PROBLEM TO SOLVE: Look at the data below and print exactly the lines from its first line through the line with "Chart.register(...registerables);"; the pictures stay out of the copy.
-----
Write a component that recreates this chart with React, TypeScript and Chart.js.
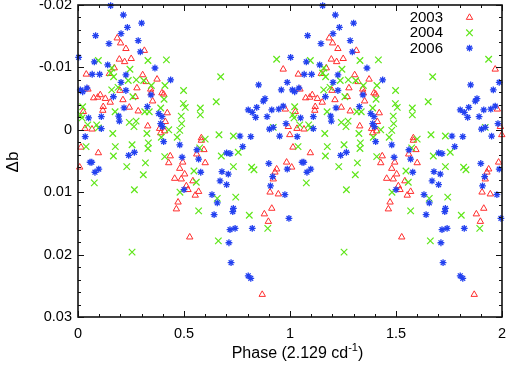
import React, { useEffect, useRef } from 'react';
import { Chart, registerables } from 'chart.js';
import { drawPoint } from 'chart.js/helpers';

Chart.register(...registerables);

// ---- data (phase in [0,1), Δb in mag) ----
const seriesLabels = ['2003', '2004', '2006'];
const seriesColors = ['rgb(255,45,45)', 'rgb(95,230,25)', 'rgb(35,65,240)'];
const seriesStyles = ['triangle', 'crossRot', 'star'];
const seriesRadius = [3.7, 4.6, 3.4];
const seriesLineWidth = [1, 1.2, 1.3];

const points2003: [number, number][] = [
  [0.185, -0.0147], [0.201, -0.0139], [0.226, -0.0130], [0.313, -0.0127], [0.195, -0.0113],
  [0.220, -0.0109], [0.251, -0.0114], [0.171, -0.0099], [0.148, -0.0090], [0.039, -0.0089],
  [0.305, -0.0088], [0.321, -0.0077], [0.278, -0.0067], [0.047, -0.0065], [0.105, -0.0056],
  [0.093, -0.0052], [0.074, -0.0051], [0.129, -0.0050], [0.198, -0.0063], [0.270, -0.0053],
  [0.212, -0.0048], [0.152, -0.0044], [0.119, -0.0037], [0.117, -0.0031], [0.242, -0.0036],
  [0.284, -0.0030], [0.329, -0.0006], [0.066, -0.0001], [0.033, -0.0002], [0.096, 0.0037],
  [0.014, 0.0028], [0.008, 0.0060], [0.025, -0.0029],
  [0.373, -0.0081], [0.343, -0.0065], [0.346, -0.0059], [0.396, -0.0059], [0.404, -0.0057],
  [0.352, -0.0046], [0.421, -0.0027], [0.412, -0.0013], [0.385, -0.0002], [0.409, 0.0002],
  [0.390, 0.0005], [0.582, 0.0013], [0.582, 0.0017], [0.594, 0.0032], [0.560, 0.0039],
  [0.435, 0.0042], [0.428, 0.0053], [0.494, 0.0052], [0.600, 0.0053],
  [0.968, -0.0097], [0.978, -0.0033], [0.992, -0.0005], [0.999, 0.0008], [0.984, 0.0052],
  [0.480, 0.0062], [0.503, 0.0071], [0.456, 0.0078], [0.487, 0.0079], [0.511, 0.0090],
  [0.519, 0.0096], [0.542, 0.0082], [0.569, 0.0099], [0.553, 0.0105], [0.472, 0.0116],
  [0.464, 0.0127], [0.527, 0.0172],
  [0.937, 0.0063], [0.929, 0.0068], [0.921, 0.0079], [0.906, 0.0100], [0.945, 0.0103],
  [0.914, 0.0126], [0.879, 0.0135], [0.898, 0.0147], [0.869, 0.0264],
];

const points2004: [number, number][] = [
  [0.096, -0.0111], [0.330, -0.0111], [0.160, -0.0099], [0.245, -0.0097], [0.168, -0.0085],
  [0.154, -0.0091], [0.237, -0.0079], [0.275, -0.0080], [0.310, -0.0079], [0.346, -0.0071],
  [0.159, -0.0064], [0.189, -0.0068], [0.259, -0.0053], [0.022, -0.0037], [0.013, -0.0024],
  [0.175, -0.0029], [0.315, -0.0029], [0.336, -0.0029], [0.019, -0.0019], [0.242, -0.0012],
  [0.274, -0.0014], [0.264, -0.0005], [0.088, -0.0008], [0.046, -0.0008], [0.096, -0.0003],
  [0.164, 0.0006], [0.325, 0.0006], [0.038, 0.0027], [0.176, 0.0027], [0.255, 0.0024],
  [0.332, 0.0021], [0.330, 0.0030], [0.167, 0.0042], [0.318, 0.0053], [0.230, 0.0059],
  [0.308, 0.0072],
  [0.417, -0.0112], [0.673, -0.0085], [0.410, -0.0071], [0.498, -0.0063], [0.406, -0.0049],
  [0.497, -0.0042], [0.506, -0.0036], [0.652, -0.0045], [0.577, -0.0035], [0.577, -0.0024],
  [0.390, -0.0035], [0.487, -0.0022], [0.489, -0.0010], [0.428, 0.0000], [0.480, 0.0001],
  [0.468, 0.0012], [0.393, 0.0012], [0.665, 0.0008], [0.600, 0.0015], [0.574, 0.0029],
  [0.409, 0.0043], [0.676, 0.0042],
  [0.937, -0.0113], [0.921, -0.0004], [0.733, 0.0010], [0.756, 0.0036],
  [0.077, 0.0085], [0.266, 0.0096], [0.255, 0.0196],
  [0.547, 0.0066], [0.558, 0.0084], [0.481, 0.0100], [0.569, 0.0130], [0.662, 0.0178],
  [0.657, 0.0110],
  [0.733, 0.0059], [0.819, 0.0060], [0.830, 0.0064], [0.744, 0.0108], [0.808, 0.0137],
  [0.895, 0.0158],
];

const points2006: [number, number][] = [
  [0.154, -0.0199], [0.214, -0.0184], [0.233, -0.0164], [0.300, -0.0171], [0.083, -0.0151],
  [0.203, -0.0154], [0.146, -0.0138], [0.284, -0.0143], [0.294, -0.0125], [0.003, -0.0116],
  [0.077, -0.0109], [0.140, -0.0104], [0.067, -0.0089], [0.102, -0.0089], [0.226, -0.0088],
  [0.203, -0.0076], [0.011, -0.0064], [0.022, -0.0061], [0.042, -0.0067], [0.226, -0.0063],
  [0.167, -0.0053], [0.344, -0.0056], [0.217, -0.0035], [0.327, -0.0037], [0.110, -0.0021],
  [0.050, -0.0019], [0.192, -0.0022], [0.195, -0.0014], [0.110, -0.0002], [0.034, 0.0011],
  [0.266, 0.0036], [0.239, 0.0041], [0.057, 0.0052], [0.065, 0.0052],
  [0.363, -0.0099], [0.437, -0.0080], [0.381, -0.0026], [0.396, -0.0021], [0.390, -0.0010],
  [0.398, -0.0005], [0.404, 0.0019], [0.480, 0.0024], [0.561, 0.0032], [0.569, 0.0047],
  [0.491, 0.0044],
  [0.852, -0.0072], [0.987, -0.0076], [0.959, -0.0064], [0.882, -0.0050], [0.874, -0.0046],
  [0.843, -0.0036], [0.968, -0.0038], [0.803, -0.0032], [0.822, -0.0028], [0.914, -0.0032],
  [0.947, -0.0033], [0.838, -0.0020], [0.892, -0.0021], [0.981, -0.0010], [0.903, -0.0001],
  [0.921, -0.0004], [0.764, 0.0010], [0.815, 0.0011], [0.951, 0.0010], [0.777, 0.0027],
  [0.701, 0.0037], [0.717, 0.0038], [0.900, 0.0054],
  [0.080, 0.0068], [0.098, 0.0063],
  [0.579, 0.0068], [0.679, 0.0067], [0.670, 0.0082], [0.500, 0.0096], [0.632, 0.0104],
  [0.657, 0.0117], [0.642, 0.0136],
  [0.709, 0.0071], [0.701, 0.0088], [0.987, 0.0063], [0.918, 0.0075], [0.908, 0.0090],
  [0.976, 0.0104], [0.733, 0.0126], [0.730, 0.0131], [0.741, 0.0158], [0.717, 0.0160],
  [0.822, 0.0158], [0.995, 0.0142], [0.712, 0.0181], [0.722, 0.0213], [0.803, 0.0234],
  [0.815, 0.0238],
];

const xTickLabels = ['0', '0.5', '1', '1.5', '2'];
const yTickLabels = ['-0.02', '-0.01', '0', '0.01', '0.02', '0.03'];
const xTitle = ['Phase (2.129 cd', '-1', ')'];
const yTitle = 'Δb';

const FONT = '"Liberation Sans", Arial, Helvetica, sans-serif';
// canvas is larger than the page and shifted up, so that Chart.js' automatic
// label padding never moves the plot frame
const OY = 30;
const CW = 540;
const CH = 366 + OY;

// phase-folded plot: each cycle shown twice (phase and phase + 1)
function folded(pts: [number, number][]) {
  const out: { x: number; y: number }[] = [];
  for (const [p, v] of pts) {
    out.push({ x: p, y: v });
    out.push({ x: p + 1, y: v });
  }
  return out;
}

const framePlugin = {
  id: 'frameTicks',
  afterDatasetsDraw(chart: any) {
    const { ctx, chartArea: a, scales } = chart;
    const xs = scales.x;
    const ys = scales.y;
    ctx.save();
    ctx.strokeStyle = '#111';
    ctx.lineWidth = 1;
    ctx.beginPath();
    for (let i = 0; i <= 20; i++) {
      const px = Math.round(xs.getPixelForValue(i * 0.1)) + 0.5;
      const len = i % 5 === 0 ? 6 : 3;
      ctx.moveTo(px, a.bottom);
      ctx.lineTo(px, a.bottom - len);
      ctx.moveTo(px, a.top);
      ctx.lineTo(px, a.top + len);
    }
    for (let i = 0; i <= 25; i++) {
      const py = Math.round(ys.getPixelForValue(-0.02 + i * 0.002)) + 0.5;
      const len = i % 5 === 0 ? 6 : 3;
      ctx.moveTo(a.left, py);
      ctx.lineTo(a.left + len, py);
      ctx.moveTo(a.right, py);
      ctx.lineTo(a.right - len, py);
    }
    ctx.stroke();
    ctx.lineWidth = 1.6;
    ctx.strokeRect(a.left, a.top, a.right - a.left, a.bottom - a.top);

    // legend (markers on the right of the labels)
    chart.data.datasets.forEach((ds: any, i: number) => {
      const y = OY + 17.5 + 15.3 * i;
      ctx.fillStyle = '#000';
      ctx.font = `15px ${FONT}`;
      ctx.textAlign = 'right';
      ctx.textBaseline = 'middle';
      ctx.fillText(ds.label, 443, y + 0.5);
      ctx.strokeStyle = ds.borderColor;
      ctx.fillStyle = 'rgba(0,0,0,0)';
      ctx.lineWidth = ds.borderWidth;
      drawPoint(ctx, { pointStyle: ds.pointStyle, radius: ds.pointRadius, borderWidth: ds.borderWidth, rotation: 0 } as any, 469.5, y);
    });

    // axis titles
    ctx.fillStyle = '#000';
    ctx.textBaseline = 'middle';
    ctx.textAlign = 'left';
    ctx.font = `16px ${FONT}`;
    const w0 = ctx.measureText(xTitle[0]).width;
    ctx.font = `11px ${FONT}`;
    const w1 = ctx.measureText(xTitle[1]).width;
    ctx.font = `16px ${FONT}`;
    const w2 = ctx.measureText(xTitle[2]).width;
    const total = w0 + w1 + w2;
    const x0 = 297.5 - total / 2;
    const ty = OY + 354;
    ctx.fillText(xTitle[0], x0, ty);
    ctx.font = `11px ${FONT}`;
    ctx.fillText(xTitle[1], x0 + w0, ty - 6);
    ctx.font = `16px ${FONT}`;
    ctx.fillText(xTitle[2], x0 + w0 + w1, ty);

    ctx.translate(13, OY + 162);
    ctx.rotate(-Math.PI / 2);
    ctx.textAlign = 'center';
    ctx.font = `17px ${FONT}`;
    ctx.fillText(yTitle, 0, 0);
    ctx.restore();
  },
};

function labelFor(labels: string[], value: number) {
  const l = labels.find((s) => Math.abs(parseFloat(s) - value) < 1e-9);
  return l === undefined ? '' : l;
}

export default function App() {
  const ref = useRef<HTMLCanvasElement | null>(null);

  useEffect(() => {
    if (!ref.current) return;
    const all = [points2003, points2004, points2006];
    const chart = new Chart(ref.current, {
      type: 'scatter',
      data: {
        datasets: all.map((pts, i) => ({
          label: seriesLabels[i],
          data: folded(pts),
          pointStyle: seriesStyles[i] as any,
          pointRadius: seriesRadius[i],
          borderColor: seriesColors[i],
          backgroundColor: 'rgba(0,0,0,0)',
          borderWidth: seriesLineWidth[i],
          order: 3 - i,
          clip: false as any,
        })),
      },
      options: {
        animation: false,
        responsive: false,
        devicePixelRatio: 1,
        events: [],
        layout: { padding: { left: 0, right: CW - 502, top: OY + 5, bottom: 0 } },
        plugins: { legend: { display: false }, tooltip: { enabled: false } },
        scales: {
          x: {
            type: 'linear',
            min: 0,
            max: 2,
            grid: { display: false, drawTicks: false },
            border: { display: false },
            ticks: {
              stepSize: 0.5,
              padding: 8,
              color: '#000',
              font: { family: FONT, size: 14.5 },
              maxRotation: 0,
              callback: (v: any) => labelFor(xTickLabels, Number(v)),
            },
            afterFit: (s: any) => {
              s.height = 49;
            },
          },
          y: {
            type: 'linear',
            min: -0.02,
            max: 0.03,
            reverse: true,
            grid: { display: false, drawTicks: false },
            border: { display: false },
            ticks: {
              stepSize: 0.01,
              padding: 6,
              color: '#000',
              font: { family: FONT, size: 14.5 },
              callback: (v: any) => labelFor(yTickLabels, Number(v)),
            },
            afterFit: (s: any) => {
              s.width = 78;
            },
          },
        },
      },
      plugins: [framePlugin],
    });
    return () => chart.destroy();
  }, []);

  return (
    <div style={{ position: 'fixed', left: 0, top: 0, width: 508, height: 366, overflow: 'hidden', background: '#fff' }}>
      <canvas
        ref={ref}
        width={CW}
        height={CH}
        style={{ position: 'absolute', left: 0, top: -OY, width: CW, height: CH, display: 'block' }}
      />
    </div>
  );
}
-----
ANSWER TO THE EXERCISE:
Write a component that recreates this chart with React, TypeScript and Chart.js.
import React, { useEffect, useRef } from 'react';
import { Chart, registerables } from 'chart.js';
import { drawPoint } from 'chart.js/helpers';

Chart.register(...registerables);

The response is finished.